Here’s some real clarity on the concept of “sponsored content” or “native advertizing”. It’s from Buzzfeed’s own presentation last week at a media conference by Jeff Greenspan and Mike Lacher. A key section is around the 3:40 moment where they explain how they take an advertizing campaign like the Mini’s – “Not Normal” – and then, instead of running a banner ad on those lines, they create a Buzzfeed page on “10 Not Normal Things That Actually Exist.” Here’s how the presenter(s) explains this:
This is an example of our editorial content … so then the thing we work on is sort of how to make branded content sort of like fit alongside this editorial content … there are no banner ads at Buzzfeed at all. We all have content that feels like editorial. We do not trick anyone into thinking this is an ad … If you go to the post, there are two places where the client’s name is listed in the by-line and in the text …

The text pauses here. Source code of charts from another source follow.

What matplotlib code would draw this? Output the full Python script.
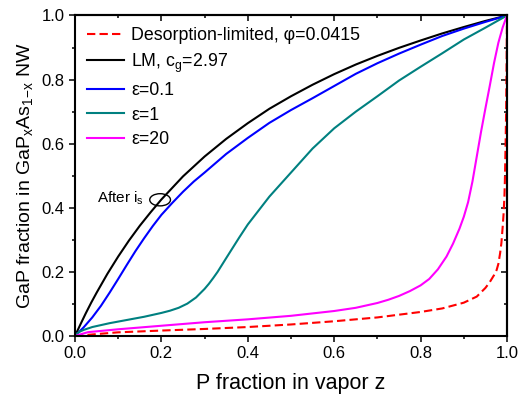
import numpy as np
import matplotlib
matplotlib.use("Agg")
import matplotlib.pyplot as plt
from matplotlib.patches import Ellipse

# values
z_des = [0, 0.05, 0.1, 0.2, 0.3, 0.4, 0.5, 0.6, 0.7, 0.8, 0.85, 0.9, 0.93, 0.95,
         0.96, 0.97, 0.976, 0.98, 0.984, 0.987, 0.99, 0.992, 0.994, 0.995, 0.996,
         0.997, 0.998, 0.999, 1.0]
x_des = [0, 0.006, 0.0115, 0.017, 0.022, 0.028, 0.036, 0.046, 0.058, 0.075, 0.086,
         0.104, 0.123, 0.15, 0.168, 0.19, 0.206, 0.225, 0.258, 0.29, 0.341, 0.38,
         0.435, 0.48, 0.549, 0.62, 0.705, 0.85, 1.0]

z_lm = [0, 0.0125, 0.025, 0.0375, 0.05, 0.075, 0.1, 0.125, 0.15, 0.175, 0.2, 0.25,
        0.3, 0.35, 0.4, 0.45, 0.5, 0.55, 0.6, 0.65, 0.7, 0.75, 0.8, 0.85, 0.9,
        0.95, 1.0]
x_lm = [0, 0.036, 0.071, 0.104, 0.135, 0.194, 0.248, 0.298, 0.344, 0.386, 0.426,
        0.498, 0.56, 0.615, 0.664, 0.709, 0.748, 0.784, 0.817, 0.847, 0.874, 0.899,
        0.922, 0.944, 0.964, 0.983, 1.0]

z_e01 = [0, 0.02, 0.04, 0.06, 0.08, 0.1, 0.12, 0.14, 0.16, 0.18, 0.2, 0.225, 0.25,
         0.275, 0.3, 0.35, 0.4, 0.45, 0.5, 0.55, 0.6, 0.65, 0.7, 0.75, 0.8, 0.85,
         0.9, 0.95, 1.0]
x_e01 = [0, 0.027, 0.058, 0.094, 0.135, 0.178, 0.222, 0.265, 0.305, 0.343, 0.378,
         0.415, 0.45, 0.482, 0.51, 0.568, 0.618, 0.665, 0.705, 0.742, 0.78, 0.818,
         0.851, 0.881, 0.909, 0.936, 0.959, 0.98, 1.0]

z_e1 = [0, 0.005, 0.01, 0.02, 0.04, 0.06, 0.08, 0.1, 0.12, 0.14, 0.16, 0.18, 0.2,
        0.22, 0.24, 0.26, 0.28, 0.3, 0.31, 0.32, 0.33, 0.35, 0.38, 0.4, 0.45, 0.5,
        0.55, 0.6, 0.65, 0.7, 0.75, 0.8, 0.85, 0.9, 0.95, 1.0]
x_e1 = [0, 0.008, 0.013, 0.019, 0.028, 0.034, 0.04, 0.045, 0.05, 0.055, 0.06, 0.066,
        0.072, 0.079, 0.088, 0.101, 0.12, 0.147, 0.163, 0.181, 0.2, 0.243, 0.307,
        0.348, 0.435, 0.51, 0.585, 0.648, 0.7, 0.748, 0.797, 0.84, 0.882, 0.925,
        0.962, 1.0]

z_e20 = [0, 0.03, 0.1, 0.2, 0.3, 0.4, 0.5, 0.6, 0.65, 0.7, 0.725, 0.75, 0.775, 0.8,
         0.82, 0.84, 0.86, 0.875, 0.89, 0.9, 0.91, 0.92, 0.93, 0.94, 0.95, 0.96,
         0.97, 0.98, 0.99, 1.0]
x_e20 = [0, 0.012, 0.021, 0.032, 0.043, 0.052, 0.063, 0.078, 0.088, 0.103, 0.113,
         0.125, 0.14, 0.158, 0.178, 0.208, 0.248, 0.288, 0.335, 0.372, 0.418, 0.482,
         0.56, 0.638, 0.71, 0.78, 0.852, 0.915, 0.963, 1.0]

plt.rcParams['font.family'] = ['Liberation Sans', 'DejaVu Sans']
plt.rcParams['mathtext.fontset'] = 'custom'
plt.rcParams['mathtext.rm'] = 'Liberation Sans'
plt.rcParams['mathtext.it'] = 'Liberation Sans'

fig = plt.figure(figsize=(5.19, 3.96), dpi=100)
ax = fig.add_axes([0.1445, 0.1515, 0.8324, 0.8094])

lw = 1.5
ax.plot(z_des, x_des, color='#FF0000', lw=lw, dashes=(4, 2),
        label='Desorption-limited, φ=0.0415')
ax.plot(z_lm, x_lm, color='black', lw=lw, label='LM, c$_\\mathregular{g}$=2.97')
ax.plot(z_e01, x_e01, color='#0000FF', lw=lw, label='ε=0.1')
ax.plot(z_e1, x_e1, color='#008080', lw=lw, label='ε=1')
ax.plot(z_e20, x_e20, color='#FF00FF', lw=lw, label='ε=20')

ax.add_patch(Ellipse((0.197, 0.425), 0.048, 0.038, fill=False, lw=1.0, color='black'))
ax.text(0.052, 0.43, 'After i$_\\mathregular{s}$', fontsize=11, va='center')

ax.set_xlim(0, 1)
ax.set_ylim(0, 1)
ticks = np.arange(0, 1.01, 0.2)
minor = np.arange(0.1, 1.0, 0.2)
ax.set_xticks(ticks)
ax.set_yticks(ticks)
ax.set_xticks(minor, minor=True)
ax.set_yticks(minor, minor=True)
ax.set_xticklabels(['%.1f' % t for t in ticks])
ax.set_yticklabels(['%.1f' % t for t in ticks])
ax.tick_params(which='major', direction='out', length=4, width=1.1, labelsize=12)
ax.tick_params(which='minor', direction='out', length=2, width=1.1)
for s in ax.spines.values():
    s.set_linewidth(1.5)

# inward ticks on the top and right
top = ax.secondary_xaxis('top')
right = ax.secondary_yaxis('right')
for sec in (top, right):
    sec.set_ticks(ticks)
    sec.set_ticks(minor, minor=True)
    sec.tick_params(which='major', direction='in', length=4, width=1.1,
                    labeltop=False, labelright=False)
    sec.tick_params(which='minor', direction='in', length=2, width=1.1)
    for s in sec.spines.values():
        s.set_linewidth(1.5)

ax.set_xlabel('P fraction in vapor z', fontsize=15.5, labelpad=8)
ax.set_ylabel('GaP fraction in GaP$_\\mathregular{x}$As$_\\mathregular{1{-}x}$ NW',
              fontsize=14, labelpad=5)

ax.legend(loc='upper left', frameon=False, fontsize=12.8, handlelength=2.1,
          handletextpad=0.4, labelspacing=0.42, borderaxespad=0.25)

fig.savefig('out.png', dpi=100)
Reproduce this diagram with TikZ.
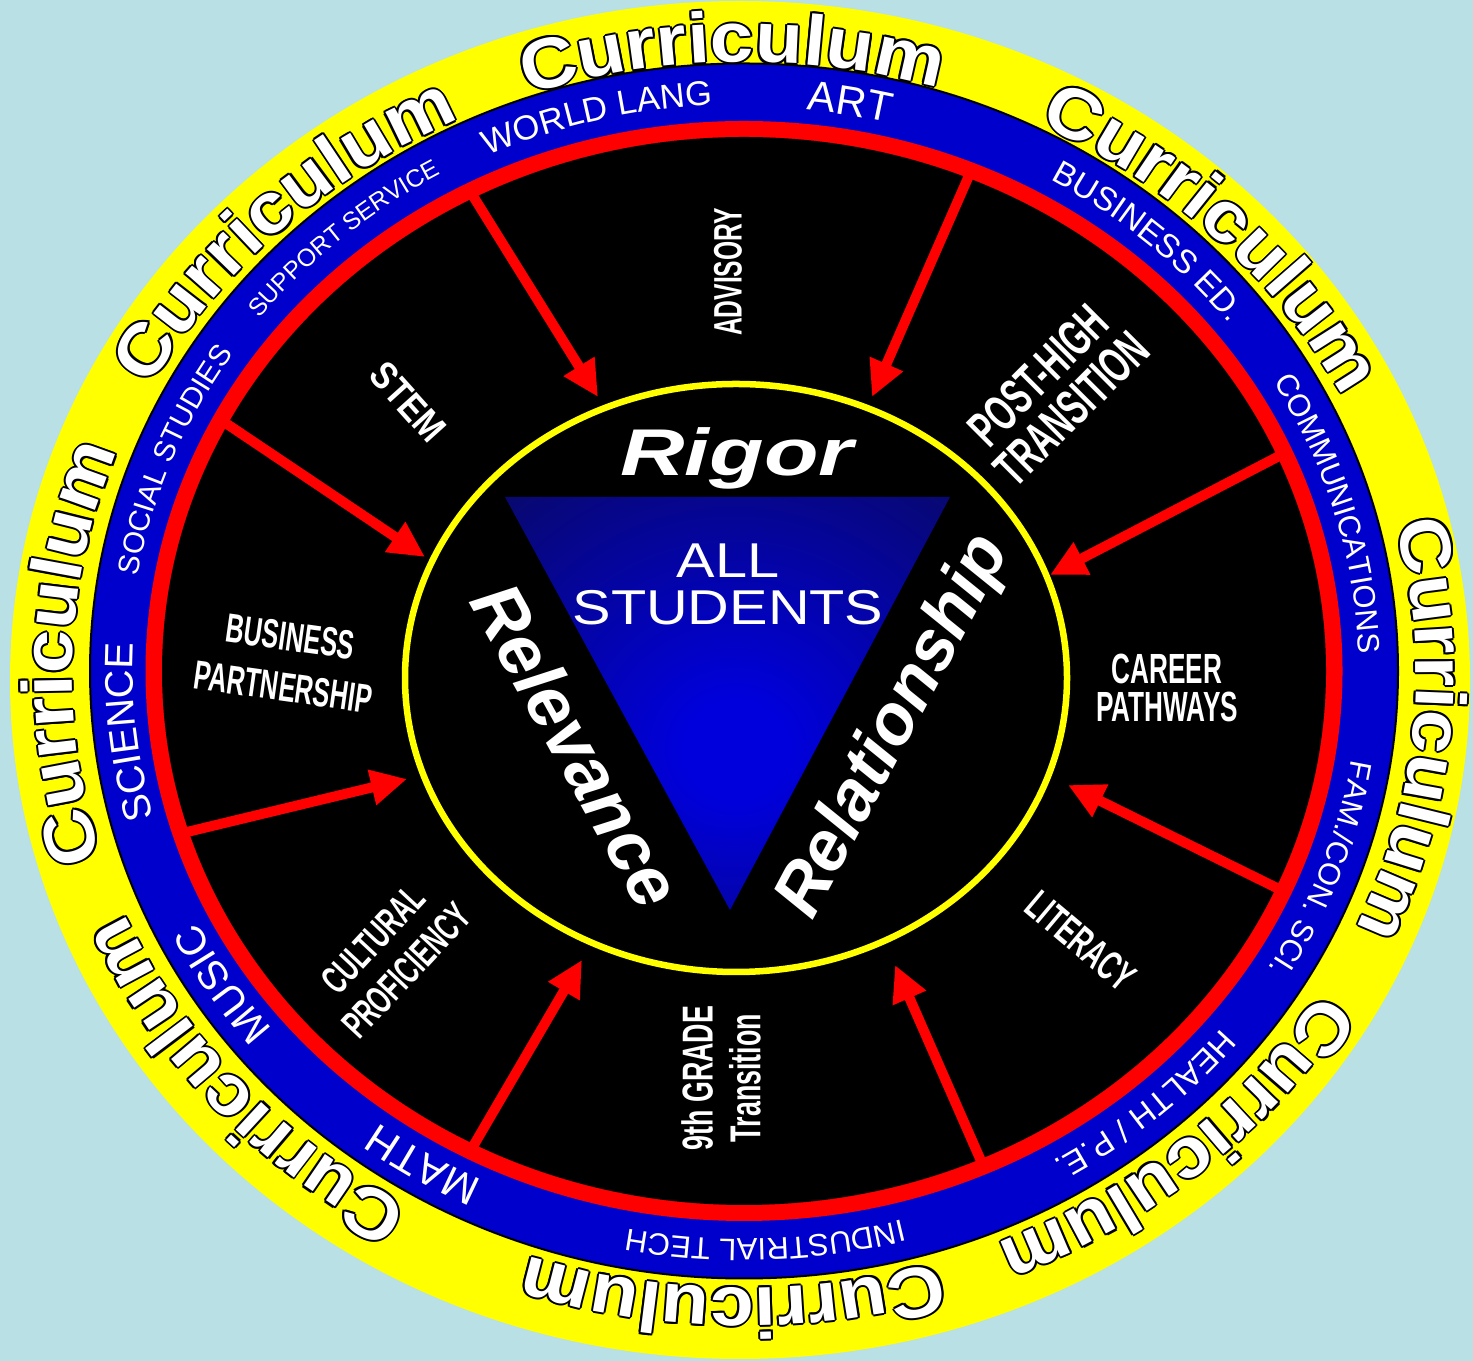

Later in the clip, we get even more honesty:
I’m sure there are brands who would love a headline to be 23 great things you can find at Ikea – not … I know lots of brands that would love their names in a headline but then that screams of an ad. So we have to explain to them that in order to get the results they want is to act like editorial content, act like you’re in the space that you’re in.
Here’s the dialogue between me, the Atlantic’s Derek Thompson and Ben Smith last week:
BEN: I could live with a new word because I think advertorial — to me what that means is like something they paid – usually a quite low quality piece of propaganda that people are tricked into reading because it looks exactly like editorial content – but I actually think though that that’s – like our trick, and the trick that the business side here is attempting to pull of is to produce great content for people … who know our ads and like [them].
ANDREW: So the content is ads – that’s what you’re saying?
BEN: I look at it as great…
ANDREW: So what distinguishes that content from your content?
BEN: Only the label, only the, only the clarity of the label
DEREK: The label makes it..
ANDREW: But you don’t have “advertisement” at the top of it
DEREK: But if they did?
ANDREW: It would help
Will they do that? It would tell us a lot.